Work to be completed: Only the lines from the start of the data through the line with "bars = ax.bar(x, years, width=60" belong in the copy. Restate them word for word, minus the pictures.

— START OF Entries —

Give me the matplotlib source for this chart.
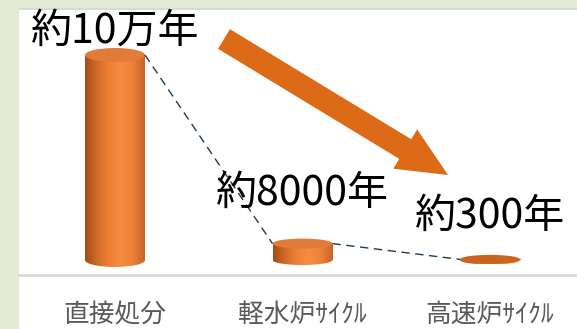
import matplotlib
matplotlib.use("Agg")
import matplotlib.pyplot as plt
import numpy as np
from matplotlib.patches import Ellipse, Rectangle, FancyArrow
from matplotlib.colors import LinearSegmentedColormap

plt.rcParams['font.family'] = ['Noto Sans CJK JP', 'DejaVu Sans']

categories = ['直接処分', '軽水炉ｻｲｸﾙ', '高速炉ｻｲｸﾙ']
years = [100000, 8000, 300]
year_labels = ['約10万年', '約8000年', '約300年']

W, H = 577, 329
PX_X = 187.5            # pixels per category
K = 100000 / 205        # years per pixel
label_offsets = [24, 50, 43]
cap_heights = [14, 10, 9]
cap_colors = ['#e27b3a', '#e27b3a', '#c9651f']

fig = plt.figure(figsize=(W / 100, H / 100), dpi=100)
fig.patch.set_facecolor('#e3ebd4')
fig.add_artist(Rectangle((19 / W, 0), 1, (H - 9) / H, transform=fig.transFigure,
                         facecolor='white', edgecolor='none', zorder=-2))
fig.add_artist(Rectangle((19 / W, (H - 10) / H), 1, 2 / H, transform=fig.transFigure,
                         facecolor='#d9d9d9', edgecolor='none', zorder=-1))

ax = fig.add_axes([0, 0, 1, 1])
ax.set_axis_off()
ax.patch.set_alpha(0)

body_cmap = LinearSegmentedColormap.from_list(
    'cyl', ['#a24c18', '#cf6a28', '#ef8035', '#f88d40', '#ec8238', '#c8642a'])
grad = np.linspace(0, 1, 256).reshape(1, -1)

x = np.arange(len(categories))
bars = ax.bar(x, years, width=60 / PX_X, color='none', zorder=2)

for i, bar in enumerate(bars):
    x0, w, h = bar.get_x(), bar.get_width(), bar.get_height()
    xc = x0 + w / 2
    eh = cap_heights[i] * K
    im = ax.imshow(grad, cmap=body_cmap, extent=(x0, x0 + w, 0, h),
                   aspect='auto', zorder=2)
    im.set_clip_path(bar)
    bottom = Ellipse((xc, 0), w, eh, facecolor='none', edgecolor='none')
    ax.add_patch(bottom)
    im2 = ax.imshow(grad, cmap=body_cmap, extent=(x0, x0 + w, -eh / 2, eh / 2),
                    aspect='auto', zorder=2)
    im2.set_clip_path(bottom)
    ax.add_patch(Ellipse((xc, h), w, eh, facecolor=cap_colors[i], edgecolor='none', zorder=3))
    ax.annotate(year_labels[i], (xc, h), xytext=(0, label_offsets[i]),
                textcoords='offset pixels', ha='center', va='center',
                fontsize=29.5, color='black', zorder=5)
    ax.text(x[i], (14 - 69) * K, categories[i], ha='center', va='center',
            fontsize=18.5, color='#595959')

# dashed trend between bar tops
w = bars[0].get_width()
for i in range(len(years) - 1):
    ax.plot([x[i] + w / 2, x[i + 1] - w / 2], [years[i], years[i + 1]],
            ls=(0, (6, 4)), color='#1f3b4d', lw=1, zorder=4)

ax.axhline((54 - 69) * K, xmin=19 / W, color='#d9d9d9', lw=2, zorder=1)

ax.set_xlim(-115 / PX_X, (W - 115) / PX_X)
ax.set_ylim(-69 * K, (H - 69) * K)

fig.add_artist(FancyArrow(2.24, 2.90, 2.24, -1.36, width=0.23, head_width=0.46,
                          head_length=0.50, length_includes_head=True,
                          transform=fig.dpi_scale_trans, color='#dd6a16', lw=0))

fig.savefig('out.png', dpi=100)
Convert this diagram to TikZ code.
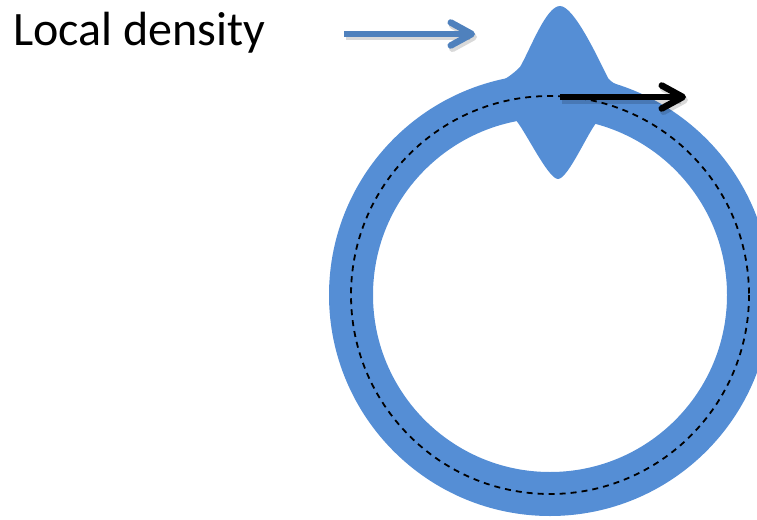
\documentclass[tikz,border=0pt]{standalone}
\usepackage{fontspec}
\setmainfont{Carlito}
\usetikzlibrary{arrows.meta,calc}
\definecolor{ringblue}{RGB}{85,142,213}
\definecolor{arrowblue}{RGB}{79,129,189}
\tikzset{
  ringstyle/.style={draw=ringblue, line width=44pt},
  orbit/.style={draw=black, line width=1.8pt, dash pattern=on 6pt off 5pt},
  chevron/.style={-{Straight Barb[length=21pt,width=23pt,round]}, line width=6.5pt},
  shade/.style={draw=black, opacity=0.15, line width=7pt, -{Straight Barb[length=21pt,width=23pt,round]}},
  label/.style={font=\fontsize{48}{56}\selectfont, anchor=base west, inner sep=0pt}
}
\begin{document}
\begin{tikzpicture}[x=1pt,y=-1pt]
\useasboundingbox (0,0) rectangle (757,519);
\clip (0,0) rectangle (757,519);
% ring
\draw[ringstyle] (550,295) circle[radius=199];
% density bump (outer)
\fill[ringblue] (497,100) -- (497,83) .. controls (506,79) and (513,74) .. (520,67)
  .. controls (530,50) and (546,6) .. (560,6)
  .. controls (574,6) and (598,58) .. (608,78)
  .. controls (611,82) and (615,84) .. (620,86) -- (620,100) -- cycle;
% density bump (inner)
\fill[ringblue] (510,105) -- (512,120) -- (515,119)
  .. controls (525,130) and (548,179) .. (558,179)
  .. controls (568,179) and (588,132) .. (597,122) -- (600,123) -- (600,105) -- cycle;
% dashed orbit
\draw[orbit] (550,295) circle[radius=199];
% coordinates
\coordinate (ba) at (344,34);
\coordinate (bb) at (475,34);
\coordinate (ka) at (560,97);
\coordinate (kb) at (686,97);
% shadows
\draw[shade] ($(ba)+(2,3)$) -- ($(bb)+(2,3)$);
\draw[shade] ($(ka)+(2,3)$) -- ($(kb)+(2,3)$);
% arrows
\draw[chevron, arrowblue] (ba) -- (bb);
\draw[chevron, black] (ka) -- (kb);
% label
\node[label] (txt) at (13,46) {Local density};
\end{tikzpicture}
\end{document}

— END OF Entries —

Completed exercise:
Give me the matplotlib source for this chart.
import matplotlib
matplotlib.use("Agg")
import matplotlib.pyplot as plt
import numpy as np
from matplotlib.patches import Ellipse, Rectangle, FancyArrow
from matplotlib.colors import LinearSegmentedColormap

plt.rcParams['font.family'] = ['Noto Sans CJK JP', 'DejaVu Sans']

categories = ['直接処分', '軽水炉ｻｲｸﾙ', '高速炉ｻｲｸﾙ']
years = [100000, 8000, 300]
year_labels = ['約10万年', '約8000年', '約300年']

W, H = 577, 329
PX_X = 187.5            # pixels per category
K = 100000 / 205        # years per pixel
label_offsets = [24, 50, 43]
cap_heights = [14, 10, 9]
cap_colors = ['#e27b3a', '#e27b3a', '#c9651f']

fig = plt.figure(figsize=(W / 100, H / 100), dpi=100)
fig.patch.set_facecolor('#e3ebd4')
fig.add_artist(Rectangle((19 / W, 0), 1, (H - 9) / H, transform=fig.transFigure,
                         facecolor='white', edgecolor='none', zorder=-2))
fig.add_artist(Rectangle((19 / W, (H - 10) / H), 1, 2 / H, transform=fig.transFigure,
                         facecolor='#d9d9d9', edgecolor='none', zorder=-1))

ax = fig.add_axes([0, 0, 1, 1])
ax.set_axis_off()
ax.patch.set_alpha(0)

body_cmap = LinearSegmentedColormap.from_list(
    'cyl', ['#a24c18', '#cf6a28', '#ef8035', '#f88d40', '#ec8238', '#c8642a'])
grad = np.linspace(0, 1, 256).reshape(1, -1)

x = np.arange(len(categories))
bars = ax.bar(x, years, width=60 / PX_X, color='none', zorder=2)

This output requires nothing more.